● Exercise description
Pick every line from the data that holds the word "this".
** START Data extract **
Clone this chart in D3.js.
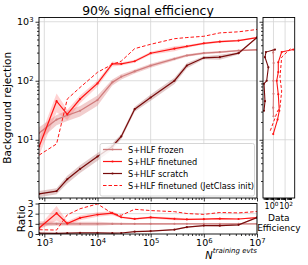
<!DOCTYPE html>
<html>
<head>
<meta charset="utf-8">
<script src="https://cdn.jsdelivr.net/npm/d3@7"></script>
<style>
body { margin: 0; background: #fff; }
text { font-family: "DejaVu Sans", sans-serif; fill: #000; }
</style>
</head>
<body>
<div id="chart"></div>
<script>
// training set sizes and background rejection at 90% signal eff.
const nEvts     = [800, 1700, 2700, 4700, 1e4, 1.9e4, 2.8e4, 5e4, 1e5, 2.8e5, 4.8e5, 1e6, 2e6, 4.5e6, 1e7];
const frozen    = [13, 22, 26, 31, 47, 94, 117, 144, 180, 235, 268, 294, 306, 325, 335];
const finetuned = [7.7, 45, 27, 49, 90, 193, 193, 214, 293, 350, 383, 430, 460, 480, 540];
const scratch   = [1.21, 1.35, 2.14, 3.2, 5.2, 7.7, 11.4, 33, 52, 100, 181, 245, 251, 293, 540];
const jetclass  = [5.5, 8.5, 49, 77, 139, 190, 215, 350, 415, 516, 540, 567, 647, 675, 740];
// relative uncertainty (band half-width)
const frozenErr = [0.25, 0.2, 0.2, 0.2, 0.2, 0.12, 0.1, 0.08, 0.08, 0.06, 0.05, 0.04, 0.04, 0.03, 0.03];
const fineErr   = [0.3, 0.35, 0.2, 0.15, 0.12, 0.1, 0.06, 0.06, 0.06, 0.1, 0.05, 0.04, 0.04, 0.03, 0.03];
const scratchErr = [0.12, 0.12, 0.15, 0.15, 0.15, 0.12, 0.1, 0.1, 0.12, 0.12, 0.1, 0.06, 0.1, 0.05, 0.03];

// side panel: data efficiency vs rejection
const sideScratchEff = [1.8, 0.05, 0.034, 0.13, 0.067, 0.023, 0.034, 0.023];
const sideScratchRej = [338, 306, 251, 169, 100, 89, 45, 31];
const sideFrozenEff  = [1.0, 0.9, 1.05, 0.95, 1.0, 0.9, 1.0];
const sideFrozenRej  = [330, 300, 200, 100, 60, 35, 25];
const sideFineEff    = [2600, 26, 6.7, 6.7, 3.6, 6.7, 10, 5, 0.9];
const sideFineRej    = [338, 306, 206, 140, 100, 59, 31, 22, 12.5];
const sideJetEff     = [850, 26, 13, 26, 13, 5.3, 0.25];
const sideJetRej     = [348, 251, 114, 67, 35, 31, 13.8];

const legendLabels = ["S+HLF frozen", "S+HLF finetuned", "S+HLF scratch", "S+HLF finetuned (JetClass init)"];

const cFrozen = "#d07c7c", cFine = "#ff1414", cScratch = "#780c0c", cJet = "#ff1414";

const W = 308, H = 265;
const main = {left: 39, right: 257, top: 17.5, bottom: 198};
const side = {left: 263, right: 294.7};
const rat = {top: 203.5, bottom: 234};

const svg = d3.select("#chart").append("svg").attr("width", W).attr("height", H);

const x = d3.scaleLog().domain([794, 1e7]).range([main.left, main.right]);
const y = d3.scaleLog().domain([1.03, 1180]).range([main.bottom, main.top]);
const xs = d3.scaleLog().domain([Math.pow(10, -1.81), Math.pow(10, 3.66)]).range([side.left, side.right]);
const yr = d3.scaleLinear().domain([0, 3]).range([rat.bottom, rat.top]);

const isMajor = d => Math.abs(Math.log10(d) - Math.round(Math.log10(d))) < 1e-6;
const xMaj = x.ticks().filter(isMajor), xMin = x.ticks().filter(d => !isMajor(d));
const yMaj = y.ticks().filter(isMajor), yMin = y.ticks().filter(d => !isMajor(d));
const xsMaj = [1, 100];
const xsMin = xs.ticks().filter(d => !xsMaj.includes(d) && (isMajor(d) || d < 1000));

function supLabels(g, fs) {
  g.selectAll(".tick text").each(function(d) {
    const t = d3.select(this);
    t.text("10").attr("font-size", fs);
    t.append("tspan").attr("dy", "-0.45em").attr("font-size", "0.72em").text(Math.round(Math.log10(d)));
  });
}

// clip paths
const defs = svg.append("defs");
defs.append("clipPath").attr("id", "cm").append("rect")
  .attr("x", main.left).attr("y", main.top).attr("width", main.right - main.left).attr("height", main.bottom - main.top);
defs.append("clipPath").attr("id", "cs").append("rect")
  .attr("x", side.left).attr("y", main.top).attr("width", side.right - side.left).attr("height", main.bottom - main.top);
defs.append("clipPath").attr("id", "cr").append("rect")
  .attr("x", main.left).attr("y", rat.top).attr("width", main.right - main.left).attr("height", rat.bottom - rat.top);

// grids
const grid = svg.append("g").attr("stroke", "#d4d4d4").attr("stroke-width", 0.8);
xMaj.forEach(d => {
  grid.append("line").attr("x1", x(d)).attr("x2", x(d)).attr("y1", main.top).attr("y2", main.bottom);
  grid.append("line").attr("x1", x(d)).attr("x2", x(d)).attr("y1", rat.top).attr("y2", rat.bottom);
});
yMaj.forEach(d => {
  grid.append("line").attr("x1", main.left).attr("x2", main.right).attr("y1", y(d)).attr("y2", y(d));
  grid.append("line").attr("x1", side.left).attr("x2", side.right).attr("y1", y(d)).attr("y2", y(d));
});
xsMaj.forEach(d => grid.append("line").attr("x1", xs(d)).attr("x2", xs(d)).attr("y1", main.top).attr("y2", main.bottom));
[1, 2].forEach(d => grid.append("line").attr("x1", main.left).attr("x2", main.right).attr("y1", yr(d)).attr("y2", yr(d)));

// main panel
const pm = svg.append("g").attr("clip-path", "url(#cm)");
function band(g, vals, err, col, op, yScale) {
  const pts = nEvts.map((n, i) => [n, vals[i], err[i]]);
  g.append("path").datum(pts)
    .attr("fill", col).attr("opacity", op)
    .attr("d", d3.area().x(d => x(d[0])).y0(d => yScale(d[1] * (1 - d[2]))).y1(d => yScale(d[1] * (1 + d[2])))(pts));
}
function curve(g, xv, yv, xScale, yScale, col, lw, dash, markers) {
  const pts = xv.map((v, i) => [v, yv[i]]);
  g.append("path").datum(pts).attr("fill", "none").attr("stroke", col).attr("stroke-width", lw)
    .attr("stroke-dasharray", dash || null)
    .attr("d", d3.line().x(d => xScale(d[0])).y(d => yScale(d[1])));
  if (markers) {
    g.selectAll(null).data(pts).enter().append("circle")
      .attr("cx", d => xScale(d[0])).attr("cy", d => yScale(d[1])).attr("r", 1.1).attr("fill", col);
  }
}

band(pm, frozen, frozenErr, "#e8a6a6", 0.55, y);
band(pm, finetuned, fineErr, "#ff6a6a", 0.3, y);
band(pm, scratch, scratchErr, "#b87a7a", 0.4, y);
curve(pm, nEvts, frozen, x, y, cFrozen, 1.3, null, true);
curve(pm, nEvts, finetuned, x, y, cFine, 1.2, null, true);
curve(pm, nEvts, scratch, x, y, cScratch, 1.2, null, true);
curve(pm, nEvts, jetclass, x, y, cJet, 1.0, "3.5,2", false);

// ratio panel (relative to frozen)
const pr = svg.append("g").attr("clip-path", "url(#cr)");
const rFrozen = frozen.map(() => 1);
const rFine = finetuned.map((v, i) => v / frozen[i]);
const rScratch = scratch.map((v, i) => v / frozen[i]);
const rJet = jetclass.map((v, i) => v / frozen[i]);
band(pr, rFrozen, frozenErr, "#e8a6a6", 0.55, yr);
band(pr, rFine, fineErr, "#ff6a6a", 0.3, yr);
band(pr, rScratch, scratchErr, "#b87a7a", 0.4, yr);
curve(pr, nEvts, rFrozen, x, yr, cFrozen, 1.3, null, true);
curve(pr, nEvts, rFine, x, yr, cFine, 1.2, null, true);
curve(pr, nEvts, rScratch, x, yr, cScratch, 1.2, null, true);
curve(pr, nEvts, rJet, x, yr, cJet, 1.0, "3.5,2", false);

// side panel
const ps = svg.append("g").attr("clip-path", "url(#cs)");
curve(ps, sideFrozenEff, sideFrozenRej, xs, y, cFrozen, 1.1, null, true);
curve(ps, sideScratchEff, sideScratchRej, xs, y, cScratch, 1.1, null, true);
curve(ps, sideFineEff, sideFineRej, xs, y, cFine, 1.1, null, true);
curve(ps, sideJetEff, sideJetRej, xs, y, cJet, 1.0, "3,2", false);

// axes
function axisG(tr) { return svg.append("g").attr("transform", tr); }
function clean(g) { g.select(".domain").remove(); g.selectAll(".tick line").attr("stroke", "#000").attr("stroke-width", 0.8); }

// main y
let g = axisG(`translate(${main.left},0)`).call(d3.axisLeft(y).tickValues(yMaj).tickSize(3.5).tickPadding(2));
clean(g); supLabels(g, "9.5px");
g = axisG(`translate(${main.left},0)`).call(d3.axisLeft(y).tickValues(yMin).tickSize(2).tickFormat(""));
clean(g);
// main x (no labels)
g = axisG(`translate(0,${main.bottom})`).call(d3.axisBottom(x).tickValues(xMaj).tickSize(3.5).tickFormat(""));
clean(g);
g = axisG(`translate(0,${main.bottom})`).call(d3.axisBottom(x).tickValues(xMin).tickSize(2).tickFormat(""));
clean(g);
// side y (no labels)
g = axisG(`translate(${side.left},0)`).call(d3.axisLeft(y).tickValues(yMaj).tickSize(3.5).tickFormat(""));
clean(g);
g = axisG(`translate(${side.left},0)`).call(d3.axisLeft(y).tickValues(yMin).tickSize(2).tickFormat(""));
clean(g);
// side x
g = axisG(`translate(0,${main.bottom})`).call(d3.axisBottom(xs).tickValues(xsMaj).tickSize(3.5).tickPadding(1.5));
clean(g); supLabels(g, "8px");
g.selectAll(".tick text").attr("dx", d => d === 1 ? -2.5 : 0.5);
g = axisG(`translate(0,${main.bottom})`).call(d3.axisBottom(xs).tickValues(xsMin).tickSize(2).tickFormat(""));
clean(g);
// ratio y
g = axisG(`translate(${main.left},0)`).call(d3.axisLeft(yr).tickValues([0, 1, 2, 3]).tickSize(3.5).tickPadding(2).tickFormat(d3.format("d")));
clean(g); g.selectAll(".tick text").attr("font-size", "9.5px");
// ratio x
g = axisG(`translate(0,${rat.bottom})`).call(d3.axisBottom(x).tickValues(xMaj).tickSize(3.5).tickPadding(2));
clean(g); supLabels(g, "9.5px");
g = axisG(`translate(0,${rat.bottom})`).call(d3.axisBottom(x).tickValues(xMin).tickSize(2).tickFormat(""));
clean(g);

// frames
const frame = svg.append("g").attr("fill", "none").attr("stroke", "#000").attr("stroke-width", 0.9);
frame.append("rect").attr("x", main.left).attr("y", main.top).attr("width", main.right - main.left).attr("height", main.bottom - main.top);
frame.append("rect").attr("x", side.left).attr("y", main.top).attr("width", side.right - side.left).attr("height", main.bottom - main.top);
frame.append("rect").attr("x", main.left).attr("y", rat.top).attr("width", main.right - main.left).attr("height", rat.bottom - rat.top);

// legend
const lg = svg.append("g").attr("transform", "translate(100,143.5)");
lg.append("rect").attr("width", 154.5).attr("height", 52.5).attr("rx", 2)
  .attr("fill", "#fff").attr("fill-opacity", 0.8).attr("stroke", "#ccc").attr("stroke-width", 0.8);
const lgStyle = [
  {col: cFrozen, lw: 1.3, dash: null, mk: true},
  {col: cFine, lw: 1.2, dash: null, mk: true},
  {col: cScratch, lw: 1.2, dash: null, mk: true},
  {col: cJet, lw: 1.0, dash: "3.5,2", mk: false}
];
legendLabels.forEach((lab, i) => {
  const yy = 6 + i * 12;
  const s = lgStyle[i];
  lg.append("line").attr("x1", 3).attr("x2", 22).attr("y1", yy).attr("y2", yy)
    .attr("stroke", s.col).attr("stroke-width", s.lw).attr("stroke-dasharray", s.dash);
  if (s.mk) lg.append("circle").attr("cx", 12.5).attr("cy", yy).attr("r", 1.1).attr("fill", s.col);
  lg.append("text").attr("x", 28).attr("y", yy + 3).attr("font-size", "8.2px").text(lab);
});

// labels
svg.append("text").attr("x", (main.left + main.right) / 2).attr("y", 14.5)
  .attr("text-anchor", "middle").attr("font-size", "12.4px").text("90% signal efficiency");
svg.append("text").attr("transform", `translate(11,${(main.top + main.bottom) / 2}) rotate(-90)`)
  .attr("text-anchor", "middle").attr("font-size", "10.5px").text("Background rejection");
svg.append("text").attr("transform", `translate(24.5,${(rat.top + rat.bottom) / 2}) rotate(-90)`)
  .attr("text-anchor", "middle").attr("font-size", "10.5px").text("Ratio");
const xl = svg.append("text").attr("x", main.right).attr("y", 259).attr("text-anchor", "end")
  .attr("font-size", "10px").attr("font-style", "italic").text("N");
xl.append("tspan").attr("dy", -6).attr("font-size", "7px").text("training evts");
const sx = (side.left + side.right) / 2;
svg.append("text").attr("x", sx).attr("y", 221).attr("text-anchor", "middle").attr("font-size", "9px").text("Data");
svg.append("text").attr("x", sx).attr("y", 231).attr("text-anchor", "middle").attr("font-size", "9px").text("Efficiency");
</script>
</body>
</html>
** END Data extract **
● Full response
Clone this chart in D3.js.
    const t = d3.select(this);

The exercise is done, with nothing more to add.